©2019 Kari Carlisle
For the past thirteen years, I have been spoiled. The first eight of those years, I had a thirteen-mile, twenty-minute commute to work with no traffic. The worst thing I had to worry about was a cattle drive in the road. The following five years, I had no commute. I lived less than a fifth of a mile from my office.
I am no longer spoiled with an easy commute. Back in the big city, I take 45 minutes to get to my office with no traffic. During rush hour, or I should say rush four hours, I have an hour commute. Longer if there’s an accident.
I use my iPhone liberally to gauge the traffic and select my route. With an unlimited data plan, I can use Siri daily to give me directions even though I know where I’m going. She can reroute me if there’s an accident or other road blockage. Just this week, she shaved five minutes off my commute by sending me onto the freeway frontage road for several miles.
Siri is not perfect, though. While I saved five minutes on one commute, I lost 20 minutes trying to find a doctor’s office… TWICE in the last few weeks. Which makes me really worried about self-driving vehicles.
Just years away from becoming ubiquitous, self-driving vehicles are now undergoing testing in my urban area as well as others. There are a few things that concern me about the future of commuter travel and one thing that really excites me.
The first concern I have as you’ve probably already guessed is getting where I want to go. Are those self-driving cars using the same navigation systems as what is currently in use? If so, we’re in trouble. I have been directed to the wrong side of the street, the wrong block, and even the wrong side of town. We still have to be smarter than navigation to be certain we’ll arrive at our destination.
Another concern is safety. While safety is being touted as a selling point because self-driving vehicles can respond faster than a human, there have been fatalities, albeit not always the self-driving car’s fault, but I really would like to know that my car is not going to run someone over or decide that my well-being is secondary to, say, a beer truck. Pardon my desire for self-preservation.
I’m also concerned about the ramifications of self-driving vehicles for the future of personal privacy and freedom. Once we have a bunch of self-driving vehicles around, and they’re all communicating with each other, I expect next we’ll be making strides toward smart cities where a central A.I. knows where everyone is going and remotely manages all traffic signals and directs the routes of all the vehicles.
Next thing you know, we’ll be required to carpool with strangers, use public transit, and begin our commute within narrow time windows in order to serve the collective. Obviously, we do a lot of that now by choice – it’s the potential for a directive that bothers me. We’ll be a massive swarm of ant drones being directed by the queen A.I. Someday, we’ll be required to live along convenient (for the system) travel routes, and moving or changing jobs will be regulated.

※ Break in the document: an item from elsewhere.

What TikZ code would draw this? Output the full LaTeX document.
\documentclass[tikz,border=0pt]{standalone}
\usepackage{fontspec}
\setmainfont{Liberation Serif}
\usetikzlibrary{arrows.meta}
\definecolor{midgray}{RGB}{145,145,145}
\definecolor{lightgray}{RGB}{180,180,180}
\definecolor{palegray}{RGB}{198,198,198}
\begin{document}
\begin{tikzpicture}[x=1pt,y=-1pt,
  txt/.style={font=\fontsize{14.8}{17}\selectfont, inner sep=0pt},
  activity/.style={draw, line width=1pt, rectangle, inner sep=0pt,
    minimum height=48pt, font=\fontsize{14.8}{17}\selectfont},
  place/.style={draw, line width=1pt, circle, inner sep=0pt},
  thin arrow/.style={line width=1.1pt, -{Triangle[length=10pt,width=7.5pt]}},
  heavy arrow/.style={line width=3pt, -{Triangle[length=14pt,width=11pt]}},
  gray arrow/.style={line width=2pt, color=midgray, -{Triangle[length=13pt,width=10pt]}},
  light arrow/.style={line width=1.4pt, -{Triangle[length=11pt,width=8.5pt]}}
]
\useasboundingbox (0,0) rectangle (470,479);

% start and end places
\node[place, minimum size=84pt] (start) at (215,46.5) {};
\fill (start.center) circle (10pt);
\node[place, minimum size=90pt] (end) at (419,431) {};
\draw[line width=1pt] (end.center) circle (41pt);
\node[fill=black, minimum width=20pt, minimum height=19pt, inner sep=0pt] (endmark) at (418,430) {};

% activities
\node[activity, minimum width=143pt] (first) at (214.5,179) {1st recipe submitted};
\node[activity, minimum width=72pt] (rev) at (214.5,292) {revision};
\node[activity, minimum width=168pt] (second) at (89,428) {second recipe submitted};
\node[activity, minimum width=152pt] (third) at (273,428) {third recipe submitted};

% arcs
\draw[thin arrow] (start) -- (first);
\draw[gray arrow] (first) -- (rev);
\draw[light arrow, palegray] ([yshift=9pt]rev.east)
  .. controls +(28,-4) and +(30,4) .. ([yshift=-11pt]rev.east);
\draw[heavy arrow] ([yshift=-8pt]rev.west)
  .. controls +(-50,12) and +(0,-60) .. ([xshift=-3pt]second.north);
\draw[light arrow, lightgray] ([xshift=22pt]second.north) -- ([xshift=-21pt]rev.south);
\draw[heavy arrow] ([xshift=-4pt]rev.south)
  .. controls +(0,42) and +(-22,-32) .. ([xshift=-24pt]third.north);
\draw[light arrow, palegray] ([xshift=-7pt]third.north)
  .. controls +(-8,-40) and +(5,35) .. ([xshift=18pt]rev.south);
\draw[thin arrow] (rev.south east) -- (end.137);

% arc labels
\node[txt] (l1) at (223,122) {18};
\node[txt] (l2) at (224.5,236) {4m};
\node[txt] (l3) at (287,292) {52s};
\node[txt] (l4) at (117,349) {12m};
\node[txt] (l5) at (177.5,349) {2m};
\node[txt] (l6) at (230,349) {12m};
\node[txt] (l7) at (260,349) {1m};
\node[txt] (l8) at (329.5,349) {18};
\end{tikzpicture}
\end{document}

I hope I’m wrong. I hope that population density does not lead to such draconian controls, though other factors such as seemingly benevolent crime control may. If it does come to that, I don’t expect it in my lifetime.
Which leads me to what excites me. With a self-driving car, I’m looking forward to a commute during which I can get some work done, read, or watch a movie. That and not have to deal with road rage.